Here is the latest Government ad campaign in the battle of Coronavirus.
You get the message don’t you. We are meant to keep our distance when out and about. We should be around about two metres apart from each other, that’s obviously not meant to be a precise measurement. It’s a rough distance.
There are two brilliant things about the ad message. The first is that the Twitter and Facebook police who assess whether or not something is a good or bad thing are going to hate it. And guess what they do when they hate something? They retweet it, thousands of times with lots of comments about how stupid it is and how no-one can imagine three fridges next to each other because fridges come in different sizes and you don’t get fridges outside.
Meanwhile lots and lots of people are looking at twitter, seeing the message and talking about what being 2 metres apart from others looks like. And they are thinking about fridges, three individual fridges, probably with a mini Boris walking into each one to get away from a reporter. By this time we can’t get those images out of our head. The advert has done its job, it has reminded us again of the importance of social distancing. It will stick
Christian preachers will do well to learn from this. It’s what is sometimes called “sticky communication.”We aren’t always good at that. The reason is that we tend to come from backgrounds where we love talking about books, writing and abstract concepts. The problem is that lots of people don’t think in abstract concepts. They think visually and they want to see concrete examples of things that work.
So, when we stand up to preach and quote our favourite obscure theological author as though they should have heard of him, we talk over most people’s heads.

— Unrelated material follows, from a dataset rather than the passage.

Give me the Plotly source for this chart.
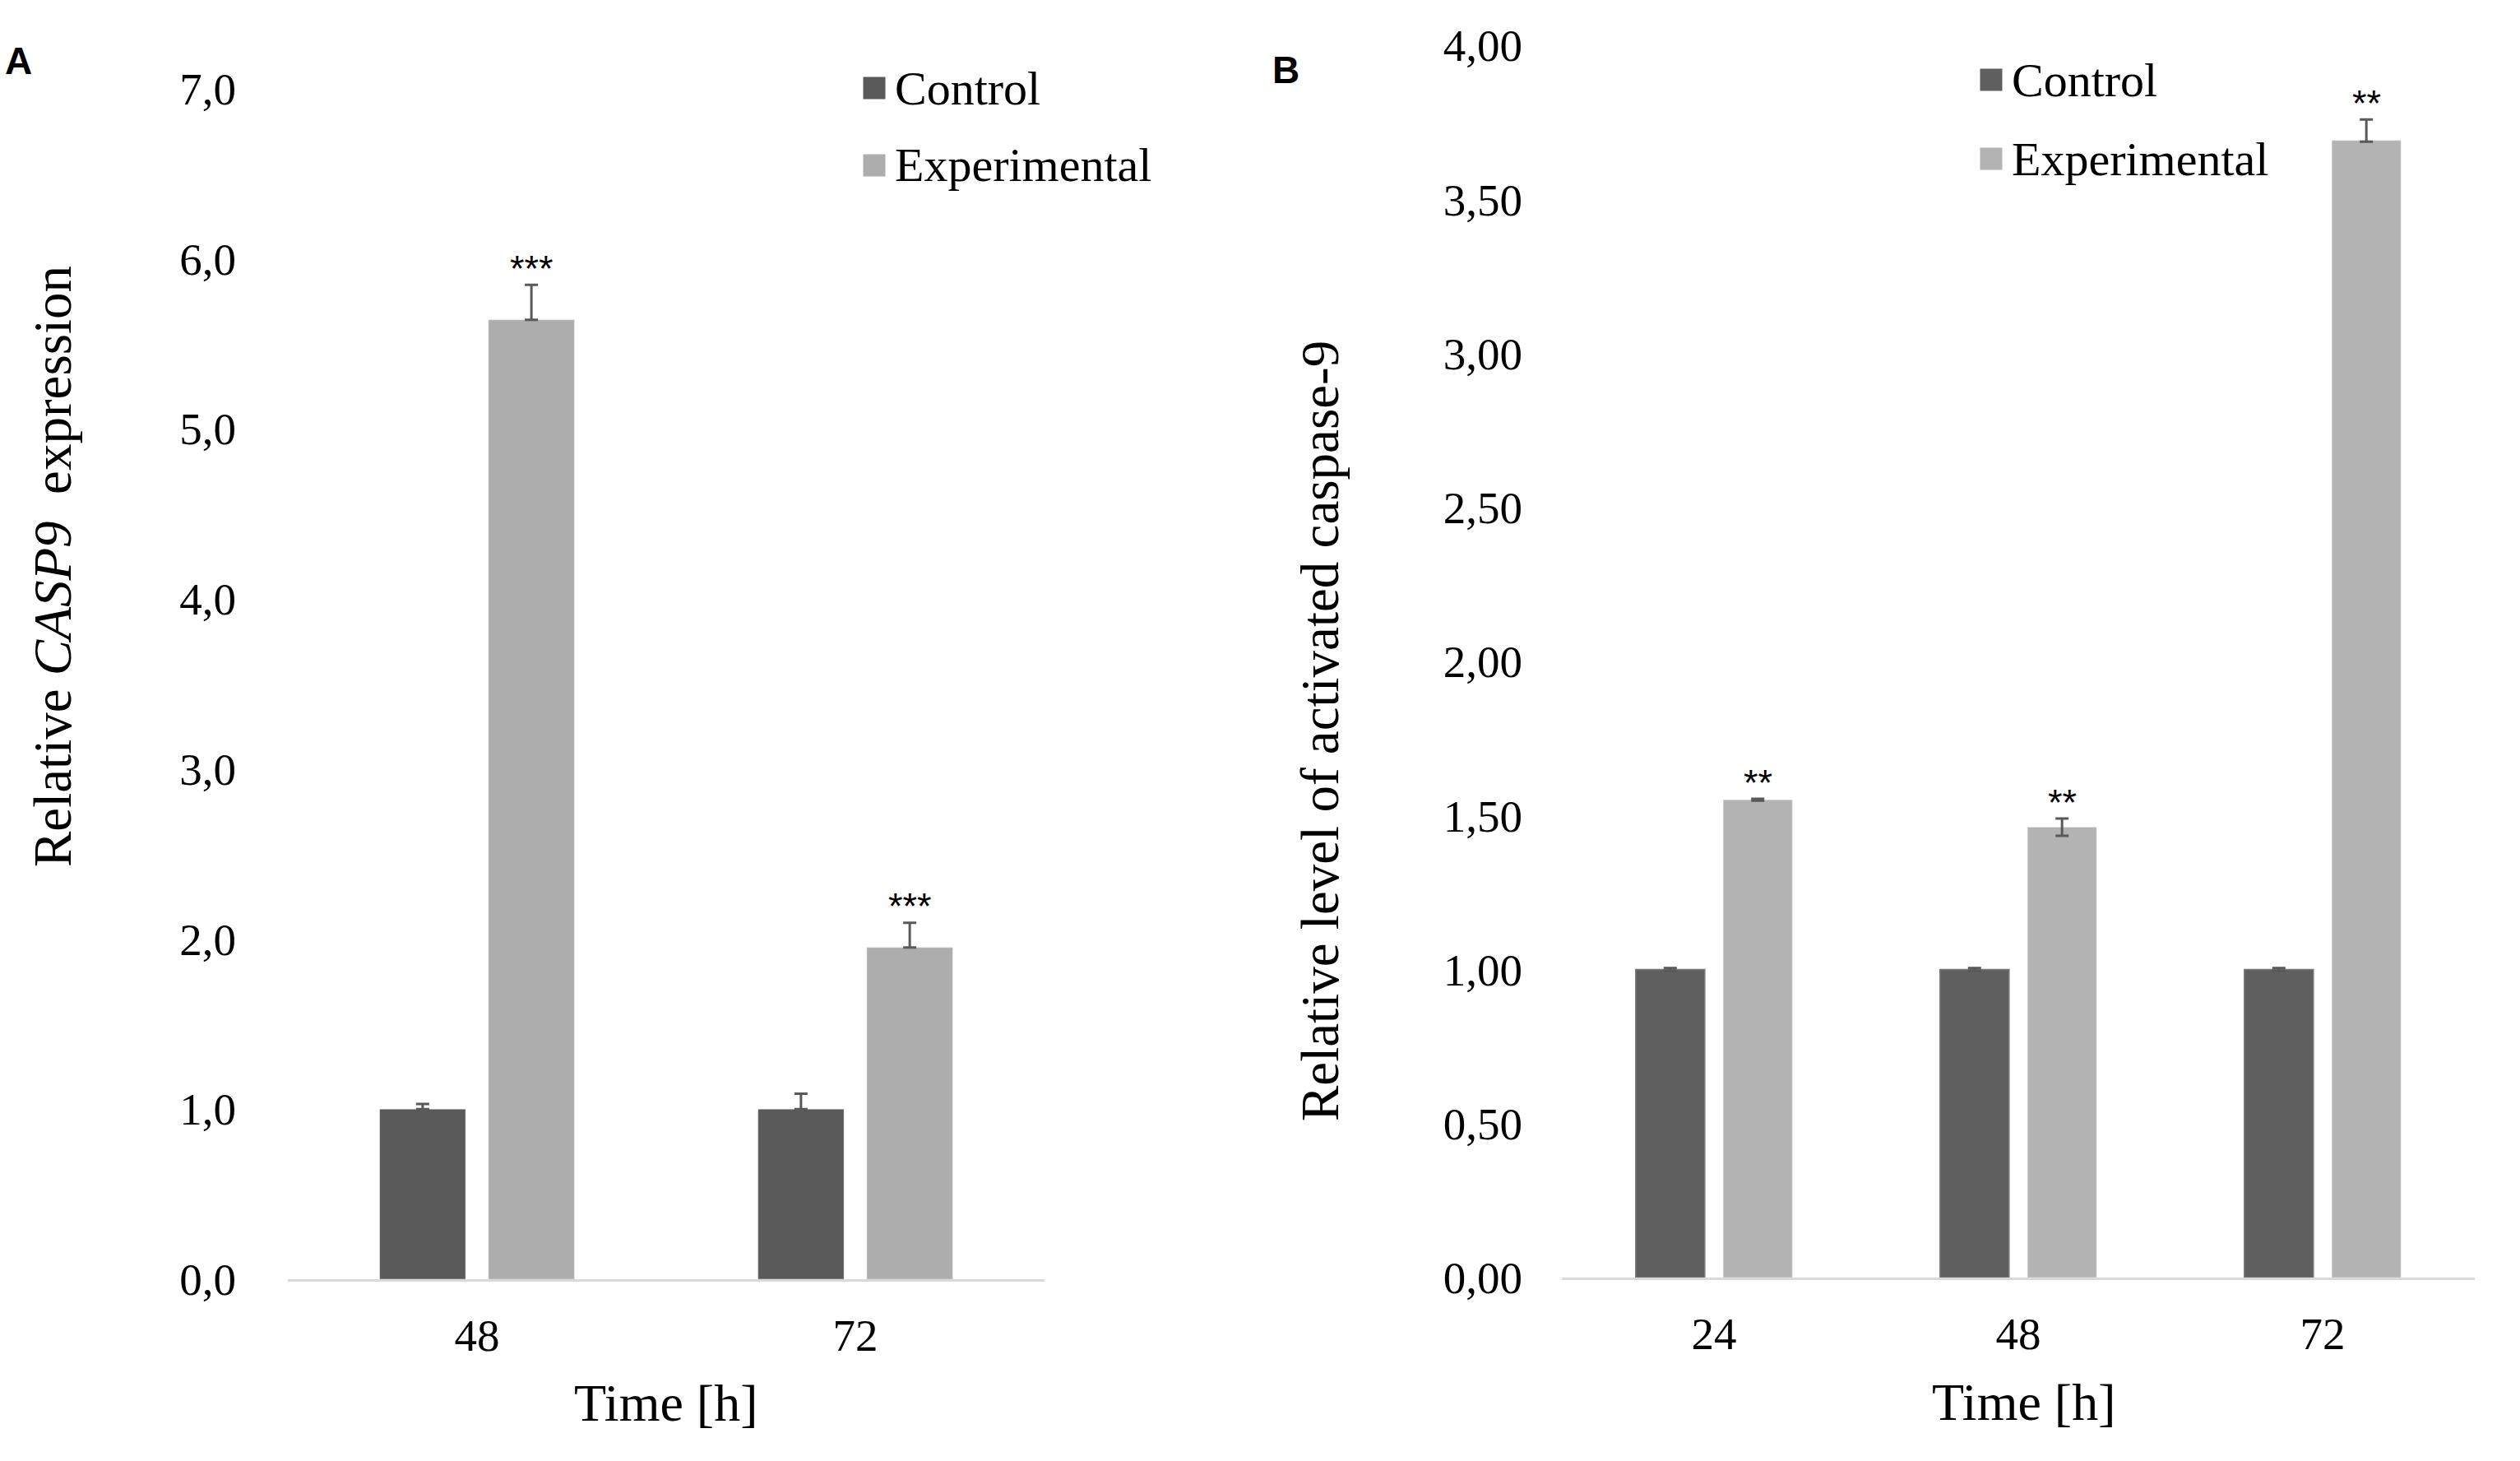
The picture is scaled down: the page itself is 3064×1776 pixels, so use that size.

When we trawl our memories or the internet for obscure examples from history we lose them. When we put together a power-point presentation with our five year vision, we leave them cold. It’s not that they lack intelligence and wisdom, it’s that we lack communication skills … and wisdom.
I can’t help feeling that this reflects a little of the elitism in our churches that locks us in to a narrow class and cultural make up. I also guess that we shouldn’t be surprised if it makes us harder to follow on line and come under pressure to shorten our sermons. I wonder how much our preaching would improve if we gave more time to story telling and concrete examples?